Leaked EC document calls for loans for new nuclear plants
Friends of the Earth (FoE) has released a European Commission document asking for 2 billion Euros (£1.25 billion) for loans to enable more nuclear power plants to be built in accession countries and the former Soviet Union.
FoE said that the leaked document, which it published on 26 March, was prepared by the Commission for eventual presentation to Finance Ministers to sanction a subsidy for the nuclear power industry. The document has a section called Justification for raising the lending ceiling in which it tries to convince the financial ministers of EU Member States that “the Commission has a powerful financial tool that can be used to influence the nuclear safety beyond the Union borders to the east. The two recent decisions to grant loans for projects in Bulgaria and the Ukraine demonstrate that the instrument can be used as a support for Commission policy in the field. …With the loans being tied in to earlier closure of old units.”
“The proposal is to raise the ceiling from 4,000 million Euros to 6,000 million Euros with an obligation on the Commission to report to the Council when the lending limit reaches 5,500 million Euros,” the document reads. “These new limits would ensure that Euratom [the EC body which ensures a regular and equitable supply of nuclear fuels for Community users] loan applications in the pipeline could continue to be examined and proposed for decision of the Commission if and when ready.”
In the most recent Euratom project, the completion of two reactors in Ukraine, the project was financed in the face of strong criticism by EU governments, energy experts and environmentalists in the Ukraine and the EU, FoE says. The NGO says that none of the Commission’s conditions for the finance can be enforced by the Western project partners and there is no guarantee that Western nuclear safety standards will to be reached, as this is under the jurisdiction of the Ukrainian nuclear authority.
In the case of the only other Euratom loan awarded in a decade, the life extension and upgrade of Kozloduy five and six (see related story), the loan was given to Bulgaria on the condition of early closure of the units one to four of Kozloduy. However the Bulgarian Government is already making it clear that units three and four will not be closed until 2010, despite EC requests to close them by 2006.

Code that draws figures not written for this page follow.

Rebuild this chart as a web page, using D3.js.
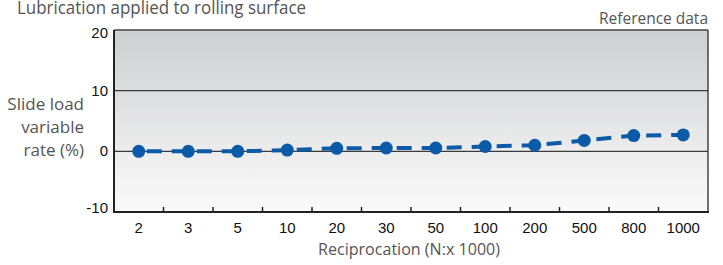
<!DOCTYPE html>
<html>
<head>
<meta charset="utf-8">
<script src="https://cdnjs.cloudflare.com/ajax/libs/d3/7.8.5/d3.min.js"></script>
<style>
  body { margin: 0; background: #fff; }
</style>
</head>
<body>
<div class="chart"></div>
<script>
// data
var cycles = ["2", "3", "5", "10", "20", "30", "50", "100", "200", "500", "800", "1000"];
var rates = [0, 0, 0, 0.2, 0.5, 0.55, 0.55, 0.8, 1.0, 1.8, 2.6, 2.7];
var yTicks = [-10, 0, 10, 20];
var gridLines = [10, 0];

var W = 723, H = 265;
var pLeft = 114, pRight = 708, pTop = 30, pBottom = 212;

var svg = d3.select(".chart").append("svg")
  .attr("width", W).attr("height", H);

var x = d3.scaleBand().domain(cycles).range([pLeft, pRight]);
var y = d3.scaleLinear().domain([-10, 20]).range([pBottom, pTop]);

var defs = svg.append("defs");
var grad = defs.append("linearGradient").attr("id", "bg")
  .attr("x1", 0).attr("y1", 0).attr("x2", 0).attr("y2", 1);
grad.append("stop").attr("offset", "0%").attr("stop-color", "#cecfd1");
grad.append("stop").attr("offset", "100%").attr("stop-color", "#fbfbfb");

svg.append("rect")
  .attr("x", pLeft).attr("y", pTop)
  .attr("width", pRight - pLeft).attr("height", pBottom - pTop)
  .attr("fill", "url(#bg)");

// grid lines
svg.selectAll(".grid").data(gridLines).enter().append("line")
  .attr("x1", pLeft).attr("x2", pRight)
  .attr("y1", function(d){ return y(d); })
  .attr("y2", function(d){ return y(d); })
  .style("stroke", "#3a3a3a").style("stroke-width", 1.2);

// frame
svg.append("line").attr("x1", pLeft).attr("x2", pRight).attr("y1", pTop).attr("y2", pTop)
  .style("stroke", "#444").style("stroke-width", 1.5);
svg.append("line").attr("x1", pRight).attr("x2", pRight).attr("y1", pTop).attr("y2", pBottom)
  .style("stroke", "#444").style("stroke-width", 1.5);
svg.append("line").attr("x1", pLeft).attr("x2", pLeft).attr("y1", pTop).attr("y2", pBottom + 1)
  .style("stroke", "#222").style("stroke-width", 2);
svg.append("line").attr("x1", pLeft).attr("x2", pRight + 1).attr("y1", pBottom).attr("y2", pBottom)
  .style("stroke", "#222").style("stroke-width", 2);

// category boundary ticks
svg.selectAll(".tick").data(cycles.slice(1)).enter().append("line")
  .attr("x1", function(d){ return x(d); })
  .attr("x2", function(d){ return x(d); })
  .attr("y1", pBottom).attr("y2", pBottom - 5)
  .style("stroke", "#222").style("stroke-width", 1.5);

// y tick labels (end labels nudged inside like the original)
svg.selectAll(".ylab").data(yTicks).enter().append("text")
  .attr("x", 108)
  .attr("y", function(d){
    var off = 5;
    if (d === 20) off = 8;
    if (d === -10) off = 1;
    return y(d) + off;
  })
  .attr("text-anchor", "end")
  .style("font-family", "Liberation Sans, Arial, sans-serif")
  .style("font-size", "15px").style("fill", "#111")
  .text(function(d){ return d; });

// x tick labels
svg.selectAll(".xlab").data(cycles).enter().append("text")
  .attr("x", function(d){ return x(d) + x.bandwidth() / 2; })
  .attr("y", 233)
  .attr("text-anchor", "middle")
  .style("font-family", "Liberation Sans, Arial, sans-serif")
  .style("font-size", "15px").style("fill", "#111")
  .text(function(d){ return d; });

var labelFont = "'Open Sans', 'DejaVu Sans', sans-serif";

svg.append("text").attr("x", 17).attr("y", 14)
  .attr("textLength", 289).attr("lengthAdjust", "spacingAndGlyphs")
  .style("font-family", labelFont).style("font-size", "18px").style("fill", "#555")
  .text("Lubrication applied to rolling surface");

svg.append("text").attr("x", 708).attr("y", 24)
  .attr("text-anchor", "end")
  .attr("textLength", 109).attr("lengthAdjust", "spacingAndGlyphs")
  .style("font-family", labelFont).style("font-size", "17px").style("fill", "#555")
  .text("Reference data");

svg.append("text").attr("x", 409).attr("y", 255)
  .attr("text-anchor", "middle")
  .attr("textLength", 182).attr("lengthAdjust", "spacingAndGlyphs")
  .style("font-family", labelFont).style("font-size", "17px").style("fill", "#555")
  .text("Reciprocation (N:x 1000)");

var yTitle = ["Slide load", "variable", "rate (%)"];
svg.selectAll(".ytitle").data(yTitle).enter().append("text")
  .attr("x", 84)
  .attr("y", function(d, i){ return 110 + i * 23; })
  .attr("text-anchor", "end")
  .style("font-family", labelFont).style("font-size", "17px").style("fill", "#555")
  .text(function(d){ return d; });

// series
var line = d3.line()
  .x(function(d, i){ return x(cycles[i]) + x.bandwidth() / 2; })
  .y(function(d){ return y(d); });

svg.append("path").datum(rates)
  .attr("d", line)
  .style("fill", "none")
  .style("stroke", "#0a5aa8")
  .style("stroke-width", 4)
  .style("stroke-dasharray", "15,10")
  .style("stroke-dashoffset", -8);

svg.selectAll(".dot").data(rates).enter().append("circle")
  .attr("cx", function(d, i){ return x(cycles[i]) + x.bandwidth() / 2; })
  .attr("cy", function(d){ return y(d); })
  .attr("r", 6.5)
  .style("fill", "#0a5aa8");
</script>
</body>
</html>
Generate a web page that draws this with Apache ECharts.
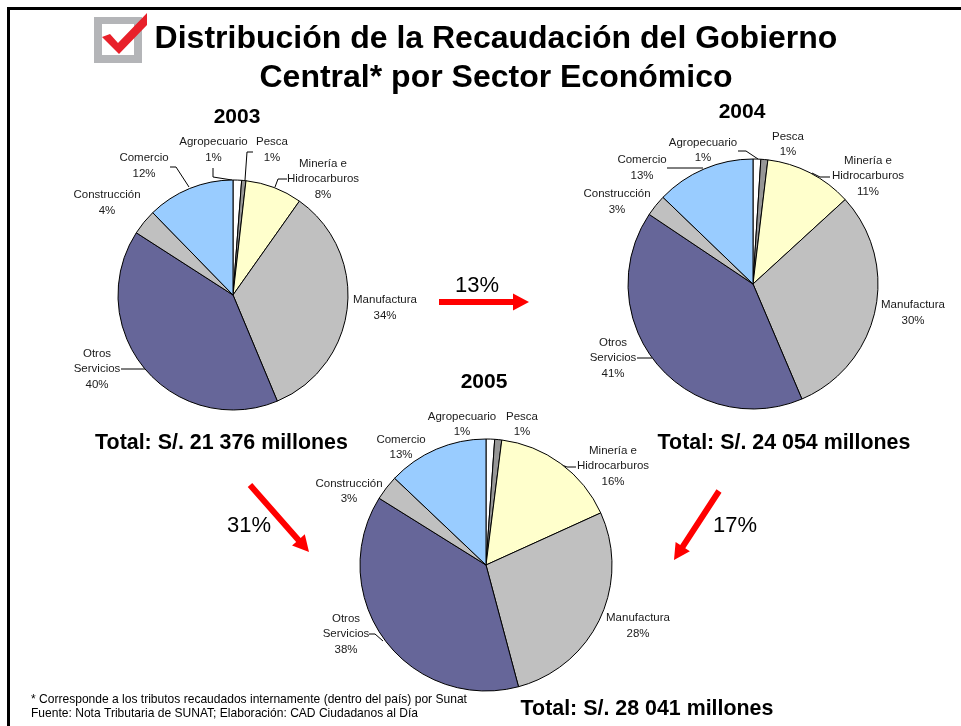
<!DOCTYPE html>
<html><head><meta charset="utf-8">
<style>html,body{margin:0;padding:0;background:#fff}#c{width:961px;height:726px}</style>
<script src="https://cdn.jsdelivr.net/npm/echarts@6/dist/echarts.min.js"></script>
</head><body><div id="c"></div>
<script>
const categories = ['Agropecuario','Pesca','Minería e\nHidrocarburos','Manufactura','Otros\nServicios','Construcción','Comercio'];
const colors = ['#FFFFFF','#969696','#FFFFCC','#C0C0C0','#666699','#C0C0C0','#99CCFF'];
const values2003 = [1.2,0.6,8.0,33.9,40.4,3.6,12.3];
const values2004 = [1.0,0.9,11.3,30.4,40.8,2.8,12.8];
const values2005 = [1.1,0.9,16.2,27.6,38.0,3.2,12.9];

const FONT = '"Liberation Sans", Arial, sans-serif';

// label centres, in page pixels, one per category
const labelPos2003 = [[213.5,150],[272,150],[323,179],[385,308],[97,369],[107,203],[144,166]];
const labelPos2004 = [[703,150.5],[788,144.5],[868,176],[913,313],[613,358],[617,202],[642,168]];
const labelPos2005 = [[462,424.5],[522,424.5],[613,466],[638,626],[346,634],[349,491.5],[401,447.5]];
// leader lines, null where the label has none
const leaders2003 = [[[213,168],[213,177],[232,180]],[[253,152],[247,152],[245,180]],[[287,179],[278,179],[275,187]],null,[[121,369],[136,369],[145,369]],null,[[170,167],[176,167],[189,187]]];
const leaders2004 = [[[738,151],[746,151],[758,159]],null,[[830,177],[820,177],[812,173]],null,[[637,358],[645,358],[652,358]],null,[[667,168],[690,168],[703,168]]];
const leaders2005 = [null,null,[[576,467],[567,467],[562,465]],null,[[369,634],[375,634],[383,641]],null,null];

function pie(values, center, radius, pos, leaders){
  return {
    type:'pie', center:center, radius:radius, startAngle:90, clockwise:true,
    animation:false, silent:true,
    minAngle:0, avoidLabelOverlap:false,
    itemStyle:{borderColor:'#000',borderWidth:1},
    data:categories.map((n,i)=>({name:n,value:values[i],itemStyle:{color:colors[i]}})),
    label:{show:true,position:'outside',fontFamily:FONT,fontSize:11.5,lineHeight:15.5,color:'#1a1a1a',align:'center',verticalAlign:'middle',
      formatter:p=>p.name+'\n'+Math.round(p.value)+'%'},
    labelLine:{show:true,length:4,length2:4,lineStyle:{color:'#000',width:1}},
    labelLayout:function(p){
      const c=pos[p.dataIndex], l=leaders[p.dataIndex];
      const r={x:c[0],y:c[1],align:'center',verticalAlign:'middle'};
      r.labelLinePoints = l ? l : [[c[0],c[1]],[c[0],c[1]],[c[0],c[1]]];
      return r;
    }
  };
}

function text(t,x,y,size,weight,align){
  return {type:'text',silent:true,x:x,y:y,z:10,style:{text:t,fontFamily:FONT,fontSize:size,fontWeight:weight||'normal',fill:'#000',align:align||'center',verticalAlign:'middle'}};
}
function arrow(x1,y1,x2,y2){
  const L=Math.hypot(x2-x1,y2-y1),ux=(x2-x1)/L,uy=(y2-y1)/L,nx=-uy,ny=ux,h=16,w=3,W=8.5;
  const bx=x2-ux*h,by=y2-uy*h;
  return {type:'polygon',silent:true,z:10,shape:{points:[[x1+nx*w,y1+ny*w],[bx+nx*w,by+ny*w],[bx+nx*W,by+ny*W],[x2,y2],[bx-nx*W,by-ny*W],[bx-nx*w,by-ny*w],[x1-nx*w,y1-ny*w]]},style:{fill:'#FF0000'}};
}
const graphics=[
  {type:'rect',silent:true,shape:{x:8.5,y:8.5,width:960,height:730},style:{fill:'none',stroke:'#000',lineWidth:3}},
  // check-box icon
  {type:'polygon',silent:true,z:9,shape:{points:[[94,17],[142,17],[142,63],[94,63]]},style:{fill:'#B4B5B8'}},
  {type:'polygon',silent:true,z:9,shape:{points:[[102,24],[134,24],[134,55],[102,55]]},style:{fill:'#fff'}},
  {type:'polygon',silent:true,z:9,shape:{points:[[102,37],[110,34],[118,43],[147,13],[147,25],[119,54]]},style:{fill:'#E8202A'}},
  text('Distribución de la Recaudación del Gobierno',496,39,32,'bold'),
  text('Central* por Sector Económico',496,78,32,'bold'),
  text('2003',237,117,21,'bold'),
  text('2004',742,112,21,'bold'),
  text('2005',484,382,21,'bold'),
  text('Total: S/. 21 376 millones',221.5,443,21.4,'bold'),
  text('Total: S/. 24 054 millones',784,443,21.4,'bold'),
  text('Total: S/. 28 041 millones',647,709,21.4,'bold'),
  text('13%',477,286,22),
  text('31%',249,526,22),
  text('17%',735,526,22),
  arrow(439,302,529,302),
  arrow(250,485,309,552),
  arrow(719,491,674,560),
  text('* Corresponde a los tributos recaudados internamente (dentro del país) por Sunat',31,700,12.06,'normal','left'),
  text('Fuente: Nota Tributaria de SUNAT; Elaboración: CAD Ciudadanos al Día',31,714,12.06,'normal','left')
];
const chart=echarts.init(document.getElementById('c'),null,{renderer:'canvas'});
chart.setOption({
  animation:false,backgroundColor:'#fff',
  series:[
    pie(values2003,[233,295],115,labelPos2003,leaders2003),
    pie(values2004,[753,284],125,labelPos2004,leaders2004),
    pie(values2005,[486,565],126,labelPos2005,leaders2005)
  ],
  graphic:graphics
});
</script></body></html>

“This talk about safety and decommissioning is a kind of PR to divert the attention that the Euratom money is going to be used for the construction of new nuclear power plants,” said Patricia Lorenz of FoE Europe. “This is obvious when we look at the projects that are applying for Euratom loans, like unit two of the Cernavoda nuclear power plant in Romania.”
At the beginning of March the Romanian Government confirmed the application for an Euratom loan for completion of unit two in Cernavoda and announced a plan to build three more units. The electricity produced is intended for export to the EU, FoE says.
“Euratom loans were established decades ago as a subsidy for nuclear power when people believed nuclear power might play a role in the EU’s energy system, it is time to abandon this subsidy for a dying and dangerous industry”, Lorenz said.
An EC spokesperson confirmed the authenticity of the document to edie, but refused to comment on it.
Final approval from the Council of Ministers requires unanimous support from Member States, of which several, especially Austria are against any expansion in the use of nuclear power in Europe.